▶ **Written instruction**
Copy out the listing in full, exactly as written, but not its pictures.
········
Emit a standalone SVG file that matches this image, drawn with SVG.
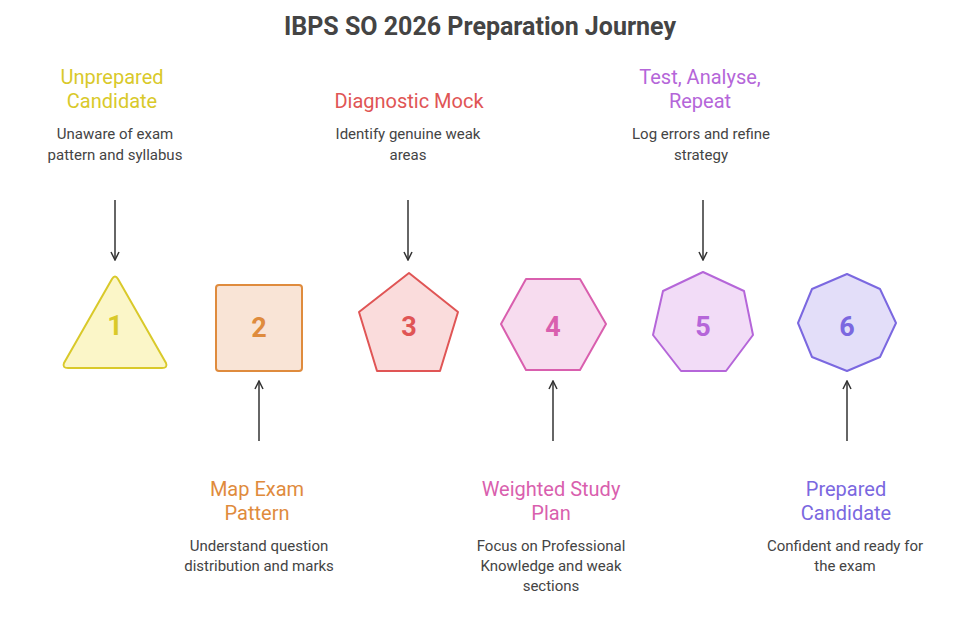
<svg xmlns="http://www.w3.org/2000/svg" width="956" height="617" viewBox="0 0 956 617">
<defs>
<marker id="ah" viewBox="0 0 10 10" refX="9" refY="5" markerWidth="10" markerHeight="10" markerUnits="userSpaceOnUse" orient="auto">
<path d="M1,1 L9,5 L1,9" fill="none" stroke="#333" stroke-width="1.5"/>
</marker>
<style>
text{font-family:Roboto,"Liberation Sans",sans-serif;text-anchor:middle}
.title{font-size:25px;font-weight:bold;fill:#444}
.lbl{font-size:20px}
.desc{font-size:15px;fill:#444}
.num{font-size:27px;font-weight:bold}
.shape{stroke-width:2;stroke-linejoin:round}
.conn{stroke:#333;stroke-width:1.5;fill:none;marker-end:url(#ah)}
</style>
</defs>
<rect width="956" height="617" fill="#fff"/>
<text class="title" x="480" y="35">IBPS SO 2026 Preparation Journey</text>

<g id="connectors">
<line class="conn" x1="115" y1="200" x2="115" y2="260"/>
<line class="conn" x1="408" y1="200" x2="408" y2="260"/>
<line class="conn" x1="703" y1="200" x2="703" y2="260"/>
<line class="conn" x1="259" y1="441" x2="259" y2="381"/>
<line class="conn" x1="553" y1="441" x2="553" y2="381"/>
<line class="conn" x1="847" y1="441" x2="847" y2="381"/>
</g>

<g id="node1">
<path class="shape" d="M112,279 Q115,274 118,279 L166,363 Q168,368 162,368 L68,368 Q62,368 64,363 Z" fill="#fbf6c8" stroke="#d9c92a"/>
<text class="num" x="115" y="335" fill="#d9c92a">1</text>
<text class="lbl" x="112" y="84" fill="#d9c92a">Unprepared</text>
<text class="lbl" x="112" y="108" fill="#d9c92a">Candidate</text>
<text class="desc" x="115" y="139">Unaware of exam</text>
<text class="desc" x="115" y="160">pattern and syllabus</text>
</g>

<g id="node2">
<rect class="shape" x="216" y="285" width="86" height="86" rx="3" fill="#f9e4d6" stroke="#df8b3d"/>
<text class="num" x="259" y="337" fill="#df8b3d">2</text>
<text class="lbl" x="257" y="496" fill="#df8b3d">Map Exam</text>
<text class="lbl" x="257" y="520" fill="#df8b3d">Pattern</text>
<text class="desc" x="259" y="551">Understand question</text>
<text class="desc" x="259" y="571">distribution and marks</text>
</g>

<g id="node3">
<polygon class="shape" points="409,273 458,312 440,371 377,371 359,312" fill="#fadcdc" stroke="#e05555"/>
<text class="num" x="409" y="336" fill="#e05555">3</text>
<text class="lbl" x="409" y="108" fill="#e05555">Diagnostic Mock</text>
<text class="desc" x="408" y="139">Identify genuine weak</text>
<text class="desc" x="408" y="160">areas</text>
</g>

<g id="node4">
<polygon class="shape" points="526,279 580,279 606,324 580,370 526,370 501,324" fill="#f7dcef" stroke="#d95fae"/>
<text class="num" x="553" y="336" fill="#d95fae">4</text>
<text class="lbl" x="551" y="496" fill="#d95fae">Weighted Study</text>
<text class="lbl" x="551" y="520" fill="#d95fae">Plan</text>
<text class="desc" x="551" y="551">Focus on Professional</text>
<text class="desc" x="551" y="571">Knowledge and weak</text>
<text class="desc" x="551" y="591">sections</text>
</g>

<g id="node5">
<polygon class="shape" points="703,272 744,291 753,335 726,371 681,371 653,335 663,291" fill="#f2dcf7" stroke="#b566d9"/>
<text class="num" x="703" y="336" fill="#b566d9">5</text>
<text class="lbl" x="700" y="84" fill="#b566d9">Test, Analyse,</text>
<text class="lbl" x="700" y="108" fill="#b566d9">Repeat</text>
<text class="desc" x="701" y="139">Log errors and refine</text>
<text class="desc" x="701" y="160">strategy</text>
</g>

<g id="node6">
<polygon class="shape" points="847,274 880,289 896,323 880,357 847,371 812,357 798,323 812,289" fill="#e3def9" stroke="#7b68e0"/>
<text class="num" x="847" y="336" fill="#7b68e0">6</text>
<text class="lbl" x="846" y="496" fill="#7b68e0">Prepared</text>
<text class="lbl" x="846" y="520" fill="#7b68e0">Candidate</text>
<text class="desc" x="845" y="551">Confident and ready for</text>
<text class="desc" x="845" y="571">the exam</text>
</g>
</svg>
········
▶ **Response below**
Emit a standalone SVG file that matches this image, drawn with SVG.
<svg xmlns="http://www.w3.org/2000/svg" width="956" height="617" viewBox="0 0 956 617">
<defs>
<marker id="ah" viewBox="0 0 10 10" refX="9" refY="5" markerWidth="10" markerHeight="10" markerUnits="userSpaceOnUse" orient="auto">
<path d="M1,1 L9,5 L1,9" fill="none" stroke="#333" stroke-width="1.5"/>
</marker>
<style>
text{font-family:Roboto,"Liberation Sans",sans-serif;text-anchor:middle}
.title{font-size:25px;font-weight:bold;fill:#444}
.lbl{font-size:20px}
.desc{font-size:15px;fill:#444}
.num{font-size:27px;font-weight:bold}
.shape{stroke-width:2;stroke-linejoin:round}
.conn{stroke:#333;stroke-width:1.5;fill:none;marker-end:url(#ah)}
</style>
</defs>
<rect width="956" height="617" fill="#fff"/>
<text class="title" x="480" y="35">IBPS SO 2026 Preparation Journey</text>

<g id="connectors">
<line class="conn" x1="115" y1="200" x2="115" y2="260"/>
<line class="conn" x1="408" y1="200" x2="408" y2="260"/>
<line class="conn" x1="703" y1="200" x2="703" y2="260"/>
<line class="conn" x1="259" y1="441" x2="259" y2="381"/>
<line class="conn" x1="553" y1="441" x2="553" y2="381"/>
<line class="conn" x1="847" y1="441" x2="847" y2="381"/>
</g>

<g id="node1">
<path class="shape" d="M112,279 Q115,274 118,279 L166,363 Q168,368 162,368 L68,368 Q62,368 64,363 Z" fill="#fbf6c8" stroke="#d9c92a"/>
<text class="num" x="115" y="335" fill="#d9c92a">1</text>
<text class="lbl" x="112" y="84" fill="#d9c92a">Unprepared</text>
<text class="lbl" x="112" y="108" fill="#d9c92a">Candidate</text>
<text class="desc" x="115" y="139">Unaware of exam</text>
<text class="desc" x="115" y="160">pattern and syllabus</text>
</g>

<g id="node2">
<rect class="shape" x="216" y="285" width="86" height="86" rx="3" fill="#f9e4d6" stroke="#df8b3d"/>
<text class="num" x="259" y="337" fill="#df8b3d">2</text>
<text class="lbl" x="257" y="496" fill="#df8b3d">Map Exam</text>
<text class="lbl" x="257" y="520" fill="#df8b3d">Pattern</text>
<text class="desc" x="259" y="551">Understand question</text>
<text class="desc" x="259" y="571">distribution and marks</text>
</g>

<g id="node3">
<polygon class="shape" points="409,273 458,312 440,371 377,371 359,312" fill="#fadcdc" stroke="#e05555"/>
<text class="num" x="409" y="336" fill="#e05555">3</text>
<text class="lbl" x="409" y="108" fill="#e05555">Diagnostic Mock</text>
<text class="desc" x="408" y="139">Identify genuine weak</text>
<text class="desc" x="408" y="160">areas</text>
</g>

<g id="node4">
<polygon class="shape" points="526,279 580,279 606,324 580,370 526,370 501,324" fill="#f7dcef" stroke="#d95fae"/>
<text class="num" x="553" y="336" fill="#d95fae">4</text>
<text class="lbl" x="551" y="496" fill="#d95fae">Weighted Study</text>
<text class="lbl" x="551" y="520" fill="#d95fae">Plan</text>
<text class="desc" x="551" y="551">Focus on Professional</text>
<text class="desc" x="551" y="571">Knowledge and weak</text>
<text class="desc" x="551" y="591">sections</text>
</g>

<g id="node5">
<polygon class="shape" points="703,272 744,291 753,335 726,371 681,371 653,335 663,291" fill="#f2dcf7" stroke="#b566d9"/>
<text class="num" x="703" y="336" fill="#b566d9">5</text>
<text class="lbl" x="700" y="84" fill="#b566d9">Test, Analyse,</text>
<text class="lbl" x="700" y="108" fill="#b566d9">Repeat</text>
<text class="desc" x="701" y="139">Log errors and refine</text>
<text class="desc" x="701" y="160">strategy</text>
</g>

<g id="node6">
<polygon class="shape" points="847,274 880,289 896,323 880,357 847,371 812,357 798,323 812,289" fill="#e3def9" stroke="#7b68e0"/>
<text class="num" x="847" y="336" fill="#7b68e0">6</text>
<text class="lbl" x="846" y="496" fill="#7b68e0">Prepared</text>
<text class="lbl" x="846" y="520" fill="#7b68e0">Candidate</text>
<text class="desc" x="845" y="551">Confident and ready for</text>
<text class="desc" x="845" y="571">the exam</text>
</g>
</svg>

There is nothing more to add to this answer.